* WHAT IS NEEDED:
Retype each line exactly. Skip images.
** Begin GIVEN MATERIAL **
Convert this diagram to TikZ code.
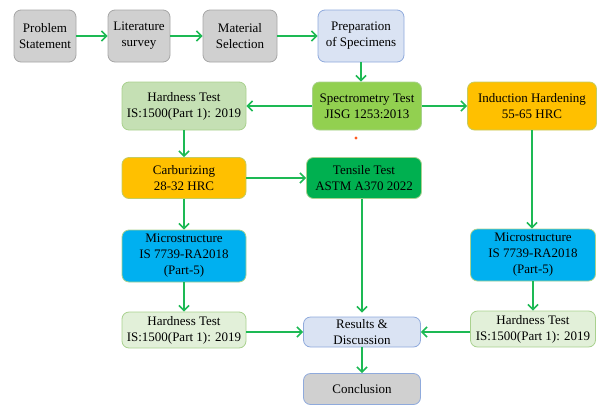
\documentclass[tikz,border=0pt]{standalone}
\usepackage{fontspec}
\setmainfont{Liberation Serif}
\newfontfamily\boxfont{Liberation Serif}
\usetikzlibrary{arrows.meta}
\definecolor{grayfill}{HTML}{D0D0D0}
\definecolor{grayline}{HTML}{A6A6A6}
\definecolor{bluefill}{HTML}{DAE3F3}
\definecolor{blueline}{HTML}{8FAADC}
\definecolor{lgfill}{HTML}{C5E0B4}
\definecolor{vlgfill}{HTML}{E2F0D9}
\definecolor{greenline}{HTML}{A9D18E}
\definecolor{specfill}{HTML}{92D050}
\definecolor{orangefill}{HTML}{FFC000}
\definecolor{tensfill}{HTML}{00B050}
\definecolor{cyanfill}{HTML}{00B0F0}
\definecolor{arrowgreen}{HTML}{1DB954}
\definecolor{dotred}{HTML}{FF5A1F}
\tikzset{
  box/.style={draw, rounded corners=7pt, line width=0.8pt, align=center,
    inner sep=1pt, font=\boxfont\fontsize{13}{16}\selectfont, text=black},
  graybox/.style={box, fill=grayfill, draw=grayline},
  bluebox/.style={box, fill=bluefill, draw=blueline},
  lgbox/.style={box, fill=lgfill, draw=greenline},
  vlgbox/.style={box, fill=vlgfill, draw=greenline},
  specbox/.style={box, fill=specfill, draw=greenline},
  orbox/.style={box, fill=orangefill, draw=greenline!70!orangefill},
  tensbox/.style={box, fill=tensfill, draw=greenline},
  cybox/.style={box, fill=cyanfill, draw=greenline},
  arr/.style={draw=arrowgreen, line width=1.6pt, -{Straight Barb[length=5pt,width=10pt]}},
}
\begin{document}
\begin{tikzpicture}[x=1pt,y=-1pt]
\useasboundingbox (0,0) rectangle (597,405);
\node[graybox, minimum width=62pt, minimum height=52pt] (ps) at (45,36) {Problem\\Statement};
\node[graybox, minimum width=62pt, minimum height=52pt] (ls) at (139,36) {Literature\\survey};
\node[graybox, minimum width=74pt, minimum height=52pt] (ms) at (240,36) {Material\\Selection};
\node[bluebox, minimum width=86pt, minimum height=52pt] (prep) at (361,36) {Preparation\\of Specimens};

\node[lgbox, minimum width=124pt, minimum height=48pt] (ht1) at (184,106) {Hardness Test\\IS:1500(Part 1): 2019};
\node[specbox, minimum width=109pt, minimum height=48pt] (spec) at (367,106) {Spectrometry Test\\JISG 1253:2013};
\node[orbox, minimum width=129pt, minimum height=48pt] (ind) at (532,106) {Induction Hardening\\55-65 HRC};

\node[orbox, minimum width=124pt, minimum height=41pt] (carb) at (184,178) {Carburizing\\28-32 HRC};
\node[tensbox, minimum width=115pt, minimum height=41pt] (tens) at (364,178) {Tensile Test\\ASTM A370 2022};

\node[cybox, minimum width=124pt, minimum height=52pt] (mic1) at (184,256) {Microstructure\\IS 7739-RA2018\\(Part-5)};
\node[cybox, minimum width=125pt, minimum height=52pt] (mic2) at (533,255) {Microstructure\\IS 7739-RA2018\\(Part-5)};

\node[vlgbox, minimum width=124pt, minimum height=36pt] (ht2) at (184,330) {Hardness Test\\IS:1500(Part 1): 2019};
\node[bluebox, minimum width=117pt, minimum height=30pt] (res) at (362,332) {Results \&\\Discussion};
\node[vlgbox, minimum width=125pt, minimum height=36pt] (ht3) at (533,329) {Hardness Test\\IS:1500(Part 1): 2019};
\node[graybox, draw=blueline, minimum width=117pt, minimum height=31pt] (conc) at (362,389) {Conclusion};

\fill[dotred] (356,138) circle (1.6pt);

\draw[arr] (ps) -- (ls);
\draw[arr] (ls) -- (ms);
\draw[arr] (ms) -- (prep);
\draw[arr] (prep.south) -- (prep.south |- spec.north);
\draw[arr] (spec) -- (ht1);
\draw[arr] (spec) -- (ind);
\draw[arr] (ht1) -- (carb);
\draw[arr] (carb) -- (tens);
\draw[arr] (carb) -- (mic1);
\draw[arr] (ind.south) -- (ind.south |- mic2.north);
\draw[arr] (mic1) -- (ht2);
\draw[arr] (mic2) -- (ht3);
\draw[arr, shorten >=4pt] ([xshift=-2pt]tens.south) -- ([xshift=-2pt]tens.south |- res.north);
\draw[arr] (ht2.east |- res.west) -- (res.west);
\draw[arr] (ht3.west |- res.east) -- (res.east);
\draw[arr] (res) -- (conc);
\end{tikzpicture}
\end{document}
** End GIVEN MATERIAL **
* SOLUTION:
Convert this diagram to TikZ code.
\documentclass[tikz,border=0pt]{standalone}
\usepackage{fontspec}
\setmainfont{Liberation Serif}
\newfontfamily\boxfont{Liberation Serif}
\usetikzlibrary{arrows.meta}
\definecolor{grayfill}{HTML}{D0D0D0}
\definecolor{grayline}{HTML}{A6A6A6}
\definecolor{bluefill}{HTML}{DAE3F3}
\definecolor{blueline}{HTML}{8FAADC}
\definecolor{lgfill}{HTML}{C5E0B4}
\definecolor{vlgfill}{HTML}{E2F0D9}
\definecolor{greenline}{HTML}{A9D18E}
\definecolor{specfill}{HTML}{92D050}
\definecolor{orangefill}{HTML}{FFC000}
\definecolor{tensfill}{HTML}{00B050}
\definecolor{cyanfill}{HTML}{00B0F0}
\definecolor{arrowgreen}{HTML}{1DB954}
\definecolor{dotred}{HTML}{FF5A1F}
\tikzset{
  box/.style={draw, rounded corners=7pt, line width=0.8pt, align=center,
    inner sep=1pt, font=\boxfont\fontsize{13}{16}\selectfont, text=black},
  graybox/.style={box, fill=grayfill, draw=grayline},
  bluebox/.style={box, fill=bluefill, draw=blueline},
  lgbox/.style={box, fill=lgfill, draw=greenline},
  vlgbox/.style={box, fill=vlgfill, draw=greenline},
  specbox/.style={box, fill=specfill, draw=greenline},
  orbox/.style={box, fill=orangefill, draw=greenline!70!orangefill},
  tensbox/.style={box, fill=tensfill, draw=greenline},
  cybox/.style={box, fill=cyanfill, draw=greenline},
  arr/.style={draw=arrowgreen, line width=1.6pt, -{Straight Barb[length=5pt,width=10pt]}},
}
\begin{document}
\begin{tikzpicture}[x=1pt,y=-1pt]
\useasboundingbox (0,0) rectangle (597,405);
\node[graybox, minimum width=62pt, minimum height=52pt] (ps) at (45,36) {Problem\\Statement};
\node[graybox, minimum width=62pt, minimum height=52pt] (ls) at (139,36) {Literature\\survey};
\node[graybox, minimum width=74pt, minimum height=52pt] (ms) at (240,36) {Material\\Selection};
\node[bluebox, minimum width=86pt, minimum height=52pt] (prep) at (361,36) {Preparation\\of Specimens};

\node[lgbox, minimum width=124pt, minimum height=48pt] (ht1) at (184,106) {Hardness Test\\IS:1500(Part 1): 2019};
\node[specbox, minimum width=109pt, minimum height=48pt] (spec) at (367,106) {Spectrometry Test\\JISG 1253:2013};
\node[orbox, minimum width=129pt, minimum height=48pt] (ind) at (532,106) {Induction Hardening\\55-65 HRC};

\node[orbox, minimum width=124pt, minimum height=41pt] (carb) at (184,178) {Carburizing\\28-32 HRC};
\node[tensbox, minimum width=115pt, minimum height=41pt] (tens) at (364,178) {Tensile Test\\ASTM A370 2022};

\node[cybox, minimum width=124pt, minimum height=52pt] (mic1) at (184,256) {Microstructure\\IS 7739-RA2018\\(Part-5)};
\node[cybox, minimum width=125pt, minimum height=52pt] (mic2) at (533,255) {Microstructure\\IS 7739-RA2018\\(Part-5)};

\node[vlgbox, minimum width=124pt, minimum height=36pt] (ht2) at (184,330) {Hardness Test\\IS:1500(Part 1): 2019};
\node[bluebox, minimum width=117pt, minimum height=30pt] (res) at (362,332) {Results \&\\Discussion};
\node[vlgbox, minimum width=125pt, minimum height=36pt] (ht3) at (533,329) {Hardness Test\\IS:1500(Part 1): 2019};
\node[graybox, draw=blueline, minimum width=117pt, minimum height=31pt] (conc) at (362,389) {Conclusion};

\fill[dotred] (356,138) circle (1.6pt);

\draw[arr] (ps) -- (ls);
\draw[arr] (ls) -- (ms);
\draw[arr] (ms) -- (prep);
\draw[arr] (prep.south) -- (prep.south |- spec.north);
\draw[arr] (spec) -- (ht1);
\draw[arr] (spec) -- (ind);
\draw[arr] (ht1) -- (carb);
\draw[arr] (carb) -- (tens);
\draw[arr] (carb) -- (mic1);
\draw[arr] (ind.south) -- (ind.south |- mic2.north);
\draw[arr] (mic1) -- (ht2);
\draw[arr] (mic2) -- (ht3);
\draw[arr, shorten >=4pt] ([xshift=-2pt]tens.south) -- ([xshift=-2pt]tens.south |- res.north);
\draw[arr] (ht2.east |- res.west) -- (res.west);
\draw[arr] (ht3.west |- res.east) -- (res.east);
\draw[arr] (res) -- (conc);
\end{tikzpicture}
\end{document}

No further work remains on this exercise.